System-level engineering challenges have received increasing attention as the technology matures. The gas diffusion electrode design must balance triple-phase boundaries for oxygen reactions while preventing electrolyte leakage or flooding. Advanced designs incorporate graded hydrophobicity and multi-layer architectures that maintain stable interfaces throughout charge-discharge cycles. Similarly, the zinc slurry or deposition substrate must accommodate volume changes exceeding 300% during cycling without losing electrical contact or mechanical integrity.
Recent demonstrations of kilowatt-scale prototypes have validated several key technological approaches. One system achieved an energy efficiency of 68% at 20 mA/cm2 current density, maintaining stable operation for over 500 cycles with periodic mechanical zinc recovery. Another design incorporated redox mediators in the electrolyte to shuttle charges between deposition and reaction zones, reducing polarization losses by 15% compared to conventional designs. These larger-scale tests have provided critical data on long-term degradation mechanisms, particularly the gradual coarsening of zinc particles and slow catalyst layer delamination.

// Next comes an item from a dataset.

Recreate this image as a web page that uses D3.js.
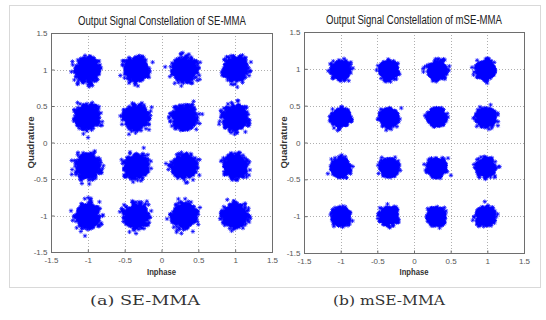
<!DOCTYPE html>
<html><head><meta charset="utf-8">
<script src="https://cdn.jsdelivr.net/npm/d3@7"></script>
<style>body{margin:0;background:#fff}</style>
</head><body><svg id="c" width="546" height="320"></svg>
<script>
// ---- data ----
const tickValues = [-1.5, -1, -0.5, 0, 0.5, 1, 1.5];
const tickLabels = ["-1.5", "-1", "-0.5", "0", "0.5", "1", "1.5"];
const panelTitles = ["Output Signal Constellation of SE-MMA", "Output Signal Constellation of mSE-MMA"];
const captions = ["(a)  SE-MMA", "(b)  mSE-MMA"];
const xLabel = "Inphase";
const yLabel = "Quadrature";
// cluster centres (inphase / quadrature) per panel
const iCentersA = [-1.0, -0.34, 0.31, 1.0];
const qCentersA = [1.0, 0.34, -0.33, -1.0];
const iCentersB = [-1.0, -0.34, 0.31, 0.98];
const qCentersB = [0.98, 0.34, -0.34, -1.0];
const spreadA = 0.07;
const spreadB = 0.05;
const pointsPerCluster = 800;

// ---- layout ----
const svg = d3.select("#c");
const panels = [
  {x0: 51, x1: 272, y0: 33, y1: 252, ic: iCentersA, qc: qCentersA, s: spreadA, title: panelTitles[0], cap: captions[0], tx: 162, ty: 25, tl: 168, capx: 145, capl: 110, qx: 31},
  {x0: 304, x1: 524, y0: 32, y1: 253, ic: iCentersB, qc: qCentersB, s: spreadB, title: panelTitles[1], cap: captions[1], tx: 414, ty: 24, tl: 176, capx: 389, capl: 112, qx: 284}
];

// outer light frame
svg.append("rect").attr("x", 9.5).attr("y", 5.5).attr("width", 531).attr("height", 282)
  .attr("fill", "none").attr("stroke", "#d9d9d9").attr("stroke-width", 1);

// deterministic noise generator (seeded) for the cloud rendering
function mulberry32(a) { return function() { a |= 0; a = a + 0x6D2B79F5 | 0; let t = Math.imul(a ^ a >>> 15, 1 | a); t = t + Math.imul(t ^ t >>> 7, 61 | t) ^ t; return ((t ^ t >>> 14) >>> 0) / 4294967296; }; }

const sans = "'Liberation Sans', Arial, sans-serif";

panels.forEach((p, pi) => {
  const x = d3.scaleLinear().domain([-1.5, 1.5]).range([p.x0, p.x1]);
  const y = d3.scaleLinear().domain([-1.5, 1.5]).range([p.y1, p.y0]);
  const g = svg.append("g");

  // grid
  const inner = tickValues.slice(1, -1);
  g.selectAll(".gx").data(inner).join("line")
    .attr("x1", d => Math.round(x(d)) + 0.5).attr("x2", d => Math.round(x(d)) + 0.5)
    .attr("y1", p.y0).attr("y2", p.y1)
    .attr("stroke", "#9a9a9a").attr("stroke-width", 0.8).attr("stroke-dasharray", "1,2");
  g.selectAll(".gy").data(inner).join("line")
    .attr("y1", d => Math.round(y(d)) + 0.5).attr("y2", d => Math.round(y(d)) + 0.5)
    .attr("x1", p.x0).attr("x2", p.x1)
    .attr("stroke", "#9a9a9a").attr("stroke-width", 0.8).attr("stroke-dasharray", "1,2");

  // points
  const rnd = mulberry32(1234 + pi * 777);
  const gauss = () => { let u = 0, v = 0; while (u === 0) u = rnd(); v = rnd(); return Math.sqrt(-2 * Math.log(u)) * Math.cos(2 * Math.PI * v); };
  const pts = [];
  p.qc.forEach(qv => p.ic.forEach(iv => {
    for (let k = 0; k < pointsPerCluster; k++) pts.push([iv + gauss() * p.s, qv + gauss() * p.s]);
  }));
  const r = 2.2, dd = 1.6;
  const star = `M${-r},0H${r}M0,${-r}V${r}M${-dd},${-dd}L${dd},${dd}M${-dd},${dd}L${dd},${-dd}`;
  g.append("g").selectAll("path").data(pts).join("path")
    .attr("d", star)
    .attr("transform", d => `translate(${x(d[0]).toFixed(2)},${y(d[1]).toFixed(2)})`)
    .attr("stroke", "#0000ff").attr("stroke-width", 0.75).attr("fill", "none");

  // axes box
  g.append("rect").attr("x", p.x0 + 0.5).attr("y", p.y0 + 0.5)
    .attr("width", p.x1 - p.x0).attr("height", p.y1 - p.y0)
    .attr("fill", "none").attr("stroke", "#6e6e6e").attr("stroke-width", 1);

  // axis ticks & labels via d3 axes
  const xAxis = d3.axisBottom(x).tickValues(tickValues).tickSize(-3).tickPadding(5)
    .tickFormat((d, i) => tickLabels[i]);
  const yAxis = d3.axisLeft(y).tickValues(tickValues).tickSize(-3).tickPadding(4)
    .tickFormat((d, i) => tickLabels[i]);
  const ax = g.append("g").attr("transform", `translate(0,${p.y1 + 0.5})`).call(xAxis);
  const ay = g.append("g").attr("transform", `translate(${p.x0 + 0.5},0)`).call(yAxis);
  [ax, ay].forEach(a => {
    a.select(".domain").remove();
    a.selectAll(".tick line").attr("stroke", "#6e6e6e");
    a.selectAll(".tick text").attr("fill", "#555").style("font-family", sans).style("font-size", "8px");
  });

  // title
  g.append("text").attr("x", p.tx).attr("y", p.ty).attr("text-anchor", "middle")
    .attr("textLength", p.tl).attr("lengthAdjust", "spacingAndGlyphs")
    .style("font-family", sans).style("font-size", "12px").attr("fill", "#222").text(p.title);
  // x label
  g.append("text").attr("x", (p.x0 + p.x1) / 2).attr("y", 275).attr("text-anchor", "middle")
    .attr("textLength", 29).attr("lengthAdjust", "spacingAndGlyphs")
    .style("font-family", sans).style("font-size", "9px").style("font-weight", "bold").attr("fill", "#333").text(xLabel);
  // y label
  g.append("text").attr("transform", `translate(${p.qx + 3},${(p.y0 + p.y1) / 2}) rotate(-90)`)
    .attr("text-anchor", "middle").attr("textLength", 52).attr("lengthAdjust", "spacingAndGlyphs")
    .style("font-family", sans).style("font-size", "9px").style("font-weight", "bold").attr("fill", "#333").text(yLabel);
  // caption
  svg.append("text").attr("x", p.capx).attr("y", 305).attr("text-anchor", "middle")
    .attr("textLength", p.capl).attr("lengthAdjust", "spacingAndGlyphs")
    .style("font-family", "'DejaVu Serif', 'Liberation Serif', serif").style("font-size", "13px")
    .attr("fill", "#333").text(p.cap);
});
</script></body></html>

Environmental considerations are driving research into fully recyclable component designs. The use of abundant elements like zinc and carbon, combined with water-based electrolytes, offers clear sustainability advantages over many competing technologies. Life cycle analyses indicate that zinc-air flow batteries could achieve 90% material recovery rates using relatively simple hydrometallurgical processes, with particular attention to zinc electrode refurbishment and electrolyte reconstitution.

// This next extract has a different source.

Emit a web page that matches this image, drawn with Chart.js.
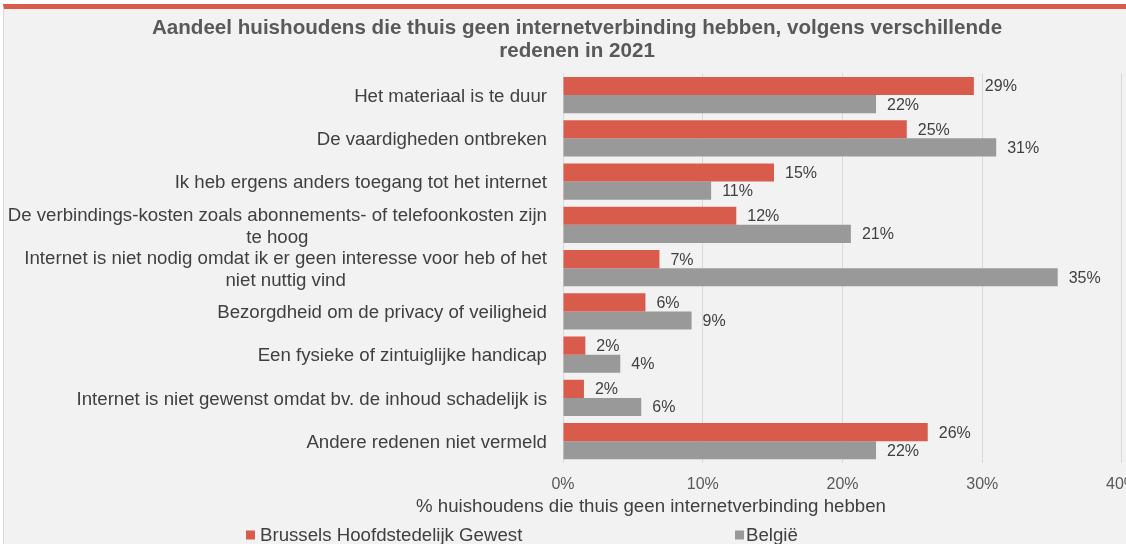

The technology faces remaining hurdles before commercial deployment. Oxygen crossover through separators continues to cause gradual electrolyte oxidation, while the balance-of-system requirements for gas handling and electrolyte circulation add complexity compared to static batteries. However, the fundamental advantages—including decoupled energy scaling, inherent safety from aqueous chemistry, and extremely low active material costs—maintain strong research interest. Ongoing work focuses on simplifying system architecture while pushing key performance metrics toward the theoretical limits of zinc-air chemistry.

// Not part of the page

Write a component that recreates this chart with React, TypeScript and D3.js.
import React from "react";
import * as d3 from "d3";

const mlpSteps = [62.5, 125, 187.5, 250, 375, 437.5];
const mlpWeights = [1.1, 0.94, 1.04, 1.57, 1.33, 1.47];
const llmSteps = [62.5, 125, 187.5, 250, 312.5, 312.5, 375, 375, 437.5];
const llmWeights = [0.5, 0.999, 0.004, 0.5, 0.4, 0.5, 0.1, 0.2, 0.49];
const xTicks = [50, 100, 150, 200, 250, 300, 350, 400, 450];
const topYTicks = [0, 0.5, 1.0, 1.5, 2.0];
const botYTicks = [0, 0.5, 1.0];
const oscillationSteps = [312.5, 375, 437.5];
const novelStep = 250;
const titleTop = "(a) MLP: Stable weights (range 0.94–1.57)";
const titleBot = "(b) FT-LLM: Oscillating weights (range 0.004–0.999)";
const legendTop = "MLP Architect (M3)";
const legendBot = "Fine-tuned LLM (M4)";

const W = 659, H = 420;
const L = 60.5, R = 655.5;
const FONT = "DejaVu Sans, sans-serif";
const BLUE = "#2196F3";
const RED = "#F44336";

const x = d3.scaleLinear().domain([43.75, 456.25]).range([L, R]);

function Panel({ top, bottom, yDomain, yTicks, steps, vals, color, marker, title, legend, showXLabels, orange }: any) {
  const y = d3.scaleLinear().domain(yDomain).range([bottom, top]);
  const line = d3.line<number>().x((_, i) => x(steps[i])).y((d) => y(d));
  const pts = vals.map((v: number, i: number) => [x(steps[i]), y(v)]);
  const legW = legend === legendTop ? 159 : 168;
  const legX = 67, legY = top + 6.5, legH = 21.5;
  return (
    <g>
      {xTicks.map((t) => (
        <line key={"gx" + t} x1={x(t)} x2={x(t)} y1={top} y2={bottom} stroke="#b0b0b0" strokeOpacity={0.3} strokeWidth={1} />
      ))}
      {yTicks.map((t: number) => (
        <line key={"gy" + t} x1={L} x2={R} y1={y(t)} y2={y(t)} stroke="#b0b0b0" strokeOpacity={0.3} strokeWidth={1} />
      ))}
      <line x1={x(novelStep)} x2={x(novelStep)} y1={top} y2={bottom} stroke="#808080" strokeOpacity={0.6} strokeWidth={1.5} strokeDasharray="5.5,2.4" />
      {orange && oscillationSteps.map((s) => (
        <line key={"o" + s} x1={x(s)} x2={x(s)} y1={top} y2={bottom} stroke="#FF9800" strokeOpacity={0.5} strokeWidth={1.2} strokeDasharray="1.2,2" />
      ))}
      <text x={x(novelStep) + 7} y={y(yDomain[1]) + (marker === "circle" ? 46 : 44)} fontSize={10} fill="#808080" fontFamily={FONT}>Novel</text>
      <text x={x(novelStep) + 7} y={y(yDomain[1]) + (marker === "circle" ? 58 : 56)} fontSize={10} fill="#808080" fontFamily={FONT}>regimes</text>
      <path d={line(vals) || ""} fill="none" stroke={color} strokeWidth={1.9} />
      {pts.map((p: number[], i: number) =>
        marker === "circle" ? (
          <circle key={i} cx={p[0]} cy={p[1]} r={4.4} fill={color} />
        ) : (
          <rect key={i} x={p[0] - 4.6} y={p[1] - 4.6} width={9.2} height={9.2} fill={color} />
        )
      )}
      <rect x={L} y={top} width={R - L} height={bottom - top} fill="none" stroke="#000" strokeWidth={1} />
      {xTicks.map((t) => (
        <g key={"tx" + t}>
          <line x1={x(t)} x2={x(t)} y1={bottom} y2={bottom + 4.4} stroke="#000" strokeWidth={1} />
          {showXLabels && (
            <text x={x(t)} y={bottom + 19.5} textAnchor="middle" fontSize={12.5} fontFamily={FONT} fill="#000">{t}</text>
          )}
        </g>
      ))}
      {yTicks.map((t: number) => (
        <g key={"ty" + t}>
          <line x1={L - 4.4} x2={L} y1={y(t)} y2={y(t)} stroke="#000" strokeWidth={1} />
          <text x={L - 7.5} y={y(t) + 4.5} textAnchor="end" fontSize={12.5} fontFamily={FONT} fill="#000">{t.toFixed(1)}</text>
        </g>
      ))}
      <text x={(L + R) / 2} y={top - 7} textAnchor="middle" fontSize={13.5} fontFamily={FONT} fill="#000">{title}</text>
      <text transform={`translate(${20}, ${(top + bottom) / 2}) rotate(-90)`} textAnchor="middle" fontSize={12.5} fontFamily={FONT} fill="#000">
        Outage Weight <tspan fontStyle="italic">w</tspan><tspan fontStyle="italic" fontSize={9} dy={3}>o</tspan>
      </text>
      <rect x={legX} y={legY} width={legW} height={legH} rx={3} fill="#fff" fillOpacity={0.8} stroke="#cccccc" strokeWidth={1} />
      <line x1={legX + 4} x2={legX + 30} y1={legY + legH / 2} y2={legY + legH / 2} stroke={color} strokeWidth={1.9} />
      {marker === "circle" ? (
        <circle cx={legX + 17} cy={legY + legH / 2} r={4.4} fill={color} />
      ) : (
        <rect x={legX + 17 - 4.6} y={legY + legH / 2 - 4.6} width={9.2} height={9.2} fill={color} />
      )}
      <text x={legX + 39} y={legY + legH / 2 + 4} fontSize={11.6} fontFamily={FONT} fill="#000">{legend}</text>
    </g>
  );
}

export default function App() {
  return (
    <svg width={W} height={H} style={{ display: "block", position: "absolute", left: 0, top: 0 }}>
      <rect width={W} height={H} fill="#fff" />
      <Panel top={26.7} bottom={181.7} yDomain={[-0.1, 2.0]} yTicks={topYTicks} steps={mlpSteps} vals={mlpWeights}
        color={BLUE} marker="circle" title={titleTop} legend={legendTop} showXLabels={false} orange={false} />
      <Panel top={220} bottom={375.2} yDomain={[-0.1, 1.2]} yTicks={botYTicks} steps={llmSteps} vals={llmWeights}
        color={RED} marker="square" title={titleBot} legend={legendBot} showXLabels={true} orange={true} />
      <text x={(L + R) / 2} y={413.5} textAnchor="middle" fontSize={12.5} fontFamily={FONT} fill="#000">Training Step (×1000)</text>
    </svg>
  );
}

Future development will likely concentrate on three parallel tracks: advanced materials for the air cathode, innovative electrolyte formulations for zinc management, and integrated system designs that minimize ancillary energy losses. The intersection with renewable energy sources appears particularly promising, with potential applications ranging from grid-scale storage to specialized uses in remote or off-grid locations where the technology's unique characteristics provide compelling advantages over conventional alternatives.